Scientific question
With the new individual- and activity-based approaches to simulating exposure to air pollutants, exposure models must now provide synthetic populations that realistically reflect the demographic profiles of individuals in an urban territory. Demographic profiles condition the behavior of individuals in urban space (activities, mobility) and determine the resulting risks of exposure and environmental inequalities. In this context, there is a strong need to determine the relevance of the population modeling methods to reproduce the combinations of socio-demographic parameters in a population from the existing databases.

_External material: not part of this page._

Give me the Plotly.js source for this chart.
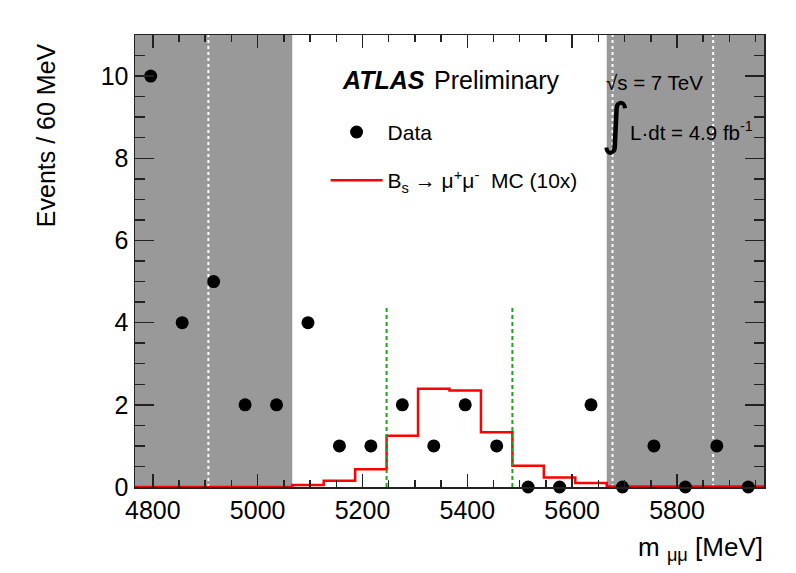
<!DOCTYPE html>
<html>
<head>
<meta charset="utf-8">
<script src="https://cdn.plot.ly/plotly-3.0.1.min.js"></script>
<style>
  html, body { margin: 0; padding: 0; background: #ffffff; }
  #chart { width: 796px; height: 573px; }
</style>
</head>
<body>
<div id="chart"></div>
<script>
// ---- data ----
// data points: bin centres (MeV) and event counts (60 MeV bins)
const massBins   = [4796, 4856, 4916, 4976, 5036, 5096, 5156, 5216, 5276, 5336,
                    5396, 5456, 5516, 5576, 5636, 5696, 5756, 5816, 5876, 5936];
const dataCounts = [10, 4, 5, 2, 2, 4, 1, 1, 2, 1,
                    2, 1, 0, 0, 2, 0, 1, 0, 1, 0];
// MC histogram (x10): bin edges and contents
const mcEdges  = [4766, 4826, 4886, 4946, 5006, 5066, 5126, 5186, 5246, 5306, 5366,
                  5426, 5486, 5546, 5606, 5666, 5726, 5786, 5846, 5906, 5966];
const mcValues = [0, 0, 0, 0, 0, 0.05, 0.15, 0.43, 1.25, 2.39,
                  2.35, 1.33, 0.52, 0.23, 0.10, 0.01, 0.01, 0.01, 0.01, 0.01];
// sideband regions, sub-divisions and signal window
const sidebands     = [[4766, 5066], [5666, 5966]];
const sidebandLines = [4906, 5677, 5869];
const signalWindow  = [5246, 5486];
const signalLineTop = 4.4;
// axis ranges
const xRange = [4766, 5966];
const yRange = [0, 11];

const FONT = 'Liberation Sans, Arial, Helvetica, sans-serif';

// histogram step needs the last value repeated for the final edge
const mcStepY = mcValues.concat([mcValues[mcValues.length - 1]]);

const traces = [
  {
    type: 'scatter', mode: 'lines',
    x: mcEdges, y: mcStepY,
    line: { shape: 'hv', color: '#ff0000', width: 2.5 },
    name: 'B<sub>s</sub> → μ<sup>+</sup>μ<sup>-</sup>  MC (10x)',
    legendgroup: 'mc', legendrank: 2,
    hoverinfo: 'skip'
  },
  {
    type: 'scatter', mode: 'markers',
    x: massBins, y: dataCounts,
    marker: { color: '#000000', size: 13 },
    cliponaxis: false,
    name: 'Data',
    legendgroup: 'data', legendrank: 1
  }
];

const shapes = [];
sidebands.forEach(function (b) {
  shapes.push({ type: 'rect', xref: 'x', yref: 'paper', x0: b[0], x1: b[1], y0: 0, y1: 1,
                fillcolor: '#999999', line: { width: 0 }, layer: 'below' });
});
sidebandLines.forEach(function (x) {
  shapes.push({ type: 'line', xref: 'x', yref: 'paper', x0: x, x1: x, y0: 0, y1: 1,
                line: { color: '#ffffff', width: 2, dash: 'dot' }, layer: 'below' });
});
signalWindow.forEach(function (x) {
  shapes.push({ type: 'line', xref: 'x', yref: 'y', x0: x, x1: x, y0: 0, y1: signalLineTop,
                line: { color: '#22a022', width: 2, dash: '4px,3px' }, layer: 'above' });
});

const annotations = [
  { text: '<b><i>ATLAS</i></b>', xref: 'paper', yref: 'paper', x: 0.3255, y: 0.900,
    xanchor: 'left', yanchor: 'middle', showarrow: false, font: { family: FONT, size: 25, color: '#000' } },
  { text: 'Preliminary', xref: 'paper', yref: 'paper', x: 0.4715, y: 0.900,
    xanchor: 'left', yanchor: 'middle', showarrow: false, font: { family: FONT, size: 25, color: '#000' } },
  { text: '√s = 7 TeV', xref: 'paper', yref: 'paper', x: 0.746, y: 0.896,
    xanchor: 'left', yanchor: 'middle', showarrow: false, font: { family: FONT, size: 20.5, color: '#000' } },
  { text: '∫', xref: 'paper', yref: 'paper', x: 0.764, y: 0.805,
    xanchor: 'center', yanchor: 'middle', showarrow: false, font: { family: 'DejaVu Sans, sans-serif', size: 56, color: '#000' } },
  { text: 'L·dt = 4.9 fb<sup>-1</sup>', xref: 'paper', yref: 'paper', x: 0.784, y: 0.788,
    xanchor: 'left', yanchor: 'middle', showarrow: false, font: { family: FONT, size: 20.5, color: '#000' } },
  { text: 'Events / 60 MeV', xref: 'paper', yref: 'paper', x: -0.141, y: 0.987, textangle: -90,
    xanchor: 'center', yanchor: 'top', showarrow: false, font: { family: FONT, size: 25, color: '#000' } },
  { text: 'm <sub>μμ</sub> [MeV]', xref: 'paper', yref: 'paper', x: 1.0016, y: -0.135,
    xanchor: 'right', yanchor: 'middle', showarrow: false, font: { family: FONT, size: 26, color: '#000' } }
];

const axisCommon = {
  showgrid: false, zeroline: false, showline: true, linecolor: '#222222', linewidth: 1.5,
  mirror: 'allticks', ticks: 'inside', tickcolor: '#222222', tickwidth: 1.5,
  tickfont: { family: FONT, size: 25, color: '#000' }
};

const layout = {
  width: 796, height: 573,
  margin: { l: 135, r: 32, t: 35, b: 86 },
  paper_bgcolor: '#ffffff', plot_bgcolor: '#ffffff',
  font: { family: FONT, color: '#000' },
  xaxis: Object.assign({}, axisCommon, {
    range: xRange, tick0: 4800, dtick: 200, ticklen: 13,
    minor: { dtick: 50, tick0: 4800, ticklen: 7, ticks: 'inside', tickcolor: '#222222', tickwidth: 1.5 }
  }),
  yaxis: Object.assign({}, axisCommon, {
    range: yRange, tick0: 0, dtick: 2, ticklen: 19,
    minor: { dtick: 0.5, tick0: 0, ticklen: 10, ticks: 'inside', tickcolor: '#222222', tickwidth: 1.5 }
  }),
  showlegend: true,
  legend: {
    x: 0.303, y: 0.83, xanchor: 'left', yanchor: 'top',
    bgcolor: 'rgba(0,0,0,0)', borderwidth: 0,
    font: { family: FONT, size: 21, color: '#000' },
    traceorder: 'grouped', tracegroupgap: 18, itemwidth: 52
  },
  shapes: shapes,
  annotations: annotations
};

Plotly.newPlot('chart', traces, layout, { displayModeBar: false, staticPlot: true });
</script>
</body>
</html>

The difficulty of accessing complete, high-resolution databases indeed proves to be very limiting for the ambitions of the different approaches.
Objective
This work proposes to evaluate the potential of a statistical approach for the numerical modeling of synthetic populations, at the scale of dwellings and including the representation of coherent socio-demographic profiles. The approach is based on and validated against the existing open databases. The ambition is to be able to build upon such synthetic populations to produce a comprehensive assessment of the risk of environmental exposure that can be cross-referenced with lifestyles, indicators of social, professional or demographic category, and even health vulnerability data.
Method
The approach implemented here is based on the use of conditional probabilities to model the socio-demographic properties of individuals, via the deployment of a Monte Carlo Markov Chain (MCMC) simulation. Households are assigned to housing according to income and house price classes. The resulting population generation model was tested in the Paris region (Ile de France) for the year 2010, and applied to a population of almost 12 million individuals. The approach is based on the use of census and survey databases.
Results
Validation, carried out by comparison with regional census data, shows that the model accurately reproduces the demographic attributes of individuals (age, gender, professional category, income) as well as their combination, at both regional and sub-municipal levels. Notably, population distribution at the scale of the model buildings remains consistent with observed data patterns.
Conclusions and relevance
The outcomes of this work demonstrate the ability of our approach to create, from public data, a coherent synthetic population with broad socio-demographic profiles. They give confidence for the use of this approach in an activity-based air quality exposure study, and thus for exploring the interrelations between social determinants and environmental risks. The non-specific nature of this work allows us to consider its extension to broader demographic profiles, including health indicators, and to different study regions.